- SHORT PROBLEM -
Exclude the pictures and reproduce the remaining data exactly as written.

- DATA EXCERPT -
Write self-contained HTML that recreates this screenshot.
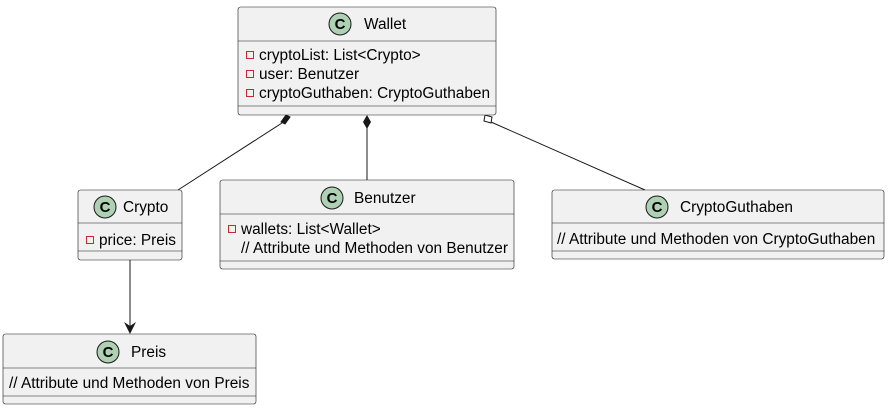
<!DOCTYPE html>
<html><head><meta charset="utf-8"><style>
html,body{margin:0;padding:0;background:#fff;}
svg{display:block;}
text{font-family:"Liberation Sans",sans-serif;font-size:15.4px;fill:#000;}
</style></head><body>
<svg width="890" height="409" viewBox="0 0 890 409" xmlns="http://www.w3.org/2000/svg">
<defs>
<g id="ci"><circle r="11" fill="#ADD1B2" stroke="#181818" stroke-width="1"/><text x="0" y="5" text-anchor="middle" style="font-weight:bold;font-size:15px">C</text></g>
<g id="sq"><rect x="-3.5" y="-3.5" width="7" height="7" fill="none" stroke="#C82930" stroke-width="1"/></g>
</defs>
<g stroke="#181818" stroke-width="1" fill="none">
<line x1="282" y1="123" x2="178" y2="190"/>
<line x1="367" y1="128" x2="367" y2="180"/>
<line x1="491" y1="122" x2="645" y2="190"/>
<line x1="130" y1="260" x2="130" y2="326"/>
</g>
<polygon points="124,322 130,334 136,322 130,326" fill="#181818"/>
<polygon points="286,115 290,117 285,124 281,122" fill="#181818" stroke="#181818"/>
<polygon points="367,115 371,122 367,129 363,122" fill="#181818"/>
<polygon points="485,115 492,117 491,123 484,121" fill="#fff" stroke="#181818"/>
<g fill="#F1F1F1" stroke="#181818" stroke-width="0.6">
<rect x="238" y="7" width="258" height="108" rx="2.5"/>
<rect x="78" y="190" width="104" height="70" rx="2.5"/>
<rect x="220" y="180" width="294" height="89" rx="2.5"/>
<rect x="552" y="190" width="332" height="69" rx="2.5"/>
<rect x="3" y="334" width="253" height="70" rx="2.5"/>
<line x1="238" y1="41" x2="496" y2="41"/><line x1="238" y1="106" x2="496" y2="106"/>
<line x1="78" y1="223" x2="182" y2="223"/><line x1="78" y1="251" x2="182" y2="251"/>
<line x1="220" y1="214" x2="514" y2="214"/><line x1="220" y1="261" x2="514" y2="261"/>
<line x1="552" y1="223" x2="884" y2="223"/><line x1="552" y1="251" x2="884" y2="251"/>
<line x1="3" y1="368" x2="256" y2="368"/><line x1="3" y1="396" x2="256" y2="396"/>
</g>
<use href="#ci" x="340" y="24"/><text x="364" y="29">Wallet</text>
<use href="#sq" x="250" y="55"/><text x="259" y="60">cryptoList: List&lt;Crypto&gt;</text>
<use href="#sq" x="250" y="74"/><text x="259" y="79">user: Benutzer</text>
<use href="#sq" x="250" y="93"/><text x="259" y="98">cryptoGuthaben: CryptoGuthaben</text>
<use href="#ci" x="105" y="207"/><text x="123" y="212">Crypto</text>
<use href="#sq" x="90" y="240"/><text x="99" y="245">price: Preis</text>
<use href="#ci" x="332" y="198"/><text x="354" y="203">Benutzer</text>
<use href="#sq" x="232" y="229"/><text x="241" y="234">wallets: List&lt;Wallet&gt;</text>
<text x="241" y="253">// Attribute und Methoden von Benutzer</text>
<use href="#ci" x="657" y="207"/><text x="680" y="212">CryptoGuthaben</text>
<text x="557" y="244">// Attribute und Methoden von CryptoGuthaben</text>
<use href="#ci" x="108" y="352"/><text x="131" y="357">Preis</text>
<text x="9" y="388">// Attribute und Methoden von Preis</text>
</svg>
</body></html>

- ANSWER TO THIS EXERCISE -
Write self-contained HTML that recreates this screenshot.
<!DOCTYPE html>
<html><head><meta charset="utf-8"><style>
html,body{margin:0;padding:0;background:#fff;}
svg{display:block;}
text{font-family:"Liberation Sans",sans-serif;font-size:15.4px;fill:#000;}
</style></head><body>
<svg width="890" height="409" viewBox="0 0 890 409" xmlns="http://www.w3.org/2000/svg">
<defs>
<g id="ci"><circle r="11" fill="#ADD1B2" stroke="#181818" stroke-width="1"/><text x="0" y="5" text-anchor="middle" style="font-weight:bold;font-size:15px">C</text></g>
<g id="sq"><rect x="-3.5" y="-3.5" width="7" height="7" fill="none" stroke="#C82930" stroke-width="1"/></g>
</defs>
<g stroke="#181818" stroke-width="1" fill="none">
<line x1="282" y1="123" x2="178" y2="190"/>
<line x1="367" y1="128" x2="367" y2="180"/>
<line x1="491" y1="122" x2="645" y2="190"/>
<line x1="130" y1="260" x2="130" y2="326"/>
</g>
<polygon points="124,322 130,334 136,322 130,326" fill="#181818"/>
<polygon points="286,115 290,117 285,124 281,122" fill="#181818" stroke="#181818"/>
<polygon points="367,115 371,122 367,129 363,122" fill="#181818"/>
<polygon points="485,115 492,117 491,123 484,121" fill="#fff" stroke="#181818"/>
<g fill="#F1F1F1" stroke="#181818" stroke-width="0.6">
<rect x="238" y="7" width="258" height="108" rx="2.5"/>
<rect x="78" y="190" width="104" height="70" rx="2.5"/>
<rect x="220" y="180" width="294" height="89" rx="2.5"/>
<rect x="552" y="190" width="332" height="69" rx="2.5"/>
<rect x="3" y="334" width="253" height="70" rx="2.5"/>
<line x1="238" y1="41" x2="496" y2="41"/><line x1="238" y1="106" x2="496" y2="106"/>
<line x1="78" y1="223" x2="182" y2="223"/><line x1="78" y1="251" x2="182" y2="251"/>
<line x1="220" y1="214" x2="514" y2="214"/><line x1="220" y1="261" x2="514" y2="261"/>
<line x1="552" y1="223" x2="884" y2="223"/><line x1="552" y1="251" x2="884" y2="251"/>
<line x1="3" y1="368" x2="256" y2="368"/><line x1="3" y1="396" x2="256" y2="396"/>
</g>
<use href="#ci" x="340" y="24"/><text x="364" y="29">Wallet</text>
<use href="#sq" x="250" y="55"/><text x="259" y="60">cryptoList: List&lt;Crypto&gt;</text>
<use href="#sq" x="250" y="74"/><text x="259" y="79">user: Benutzer</text>
<use href="#sq" x="250" y="93"/><text x="259" y="98">cryptoGuthaben: CryptoGuthaben</text>
<use href="#ci" x="105" y="207"/><text x="123" y="212">Crypto</text>
<use href="#sq" x="90" y="240"/><text x="99" y="245">price: Preis</text>
<use href="#ci" x="332" y="198"/><text x="354" y="203">Benutzer</text>
<use href="#sq" x="232" y="229"/><text x="241" y="234">wallets: List&lt;Wallet&gt;</text>
<text x="241" y="253">// Attribute und Methoden von Benutzer</text>
<use href="#ci" x="657" y="207"/><text x="680" y="212">CryptoGuthaben</text>
<text x="557" y="244">// Attribute und Methoden von CryptoGuthaben</text>
<use href="#ci" x="108" y="352"/><text x="131" y="357">Preis</text>
<text x="9" y="388">// Attribute und Methoden von Preis</text>
</svg>
</body></html>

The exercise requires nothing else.